In one case, a Texas man with convictions for forgery and robbery sought loans from six lenders using shell companies with no employees and, in one application, the stolen identity of a wine-shop owner who died in April. He collected $1.6 million and spent hundreds of thousands of dollars on booze, nightclubs, a Rolex and a 2019 Lamborghini Urus, according to the complaint filed against him in federal court in Houston.

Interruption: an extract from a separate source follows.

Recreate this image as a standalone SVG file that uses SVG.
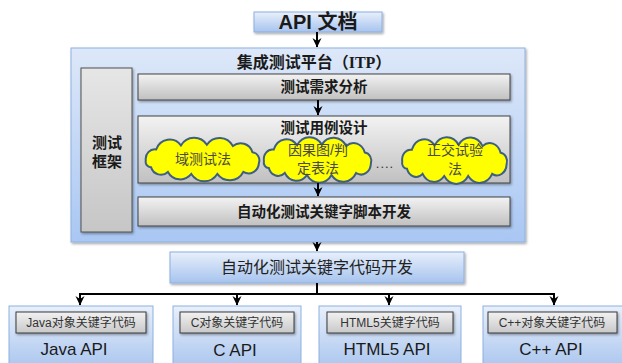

Other plots were more complex. In the largest criminal case so far, nine people in Florida and Ohio are accused of paying kickbacks to recruit participants in what was essentially an assembly line for fraud. At one house, investigators said, they found stacks of loan paperwork for more than 80 businesses, filled with forged documents and false claims about the size of the businesses’ payrolls. Banks rejected many of the applications, according to court documents, but at least 42 were successful, netting the defendants more than $17 million.
Lenders said the flurry of indictments were a sign that oversight was working. “The fact that a loan was funded and money was transferred did not necessarily end the scrutiny on that loan,” said David Patti, a spokesman for Customers Bank, which made $5 billion in loans for the program. “There are plenty of investigations going on with many lenders.
In addition to investigations of misused money, lawyers and lenders said, there will be investigations into companies taking loans they didn’t need — a murky area.
In its formal guidance, the Treasury Department said borrowers must be able to show that they could not get access to other loans or cash sources in a way that was “not significantly detrimental to the business.”
“It’s a really gray standard,” said Tyler Woods, a lawyer in Irvine, Calif., who has worked with corporate clients on their Paycheck Protection Program loans. He called that line “the big kicker that I think will get a lot of people out of jail.”
A Treasury spokeswoman said the Small Business Administration had 90 days to review forgiveness applications after they were submitted and would make sure that borrowers had complied with all of the program’s rules.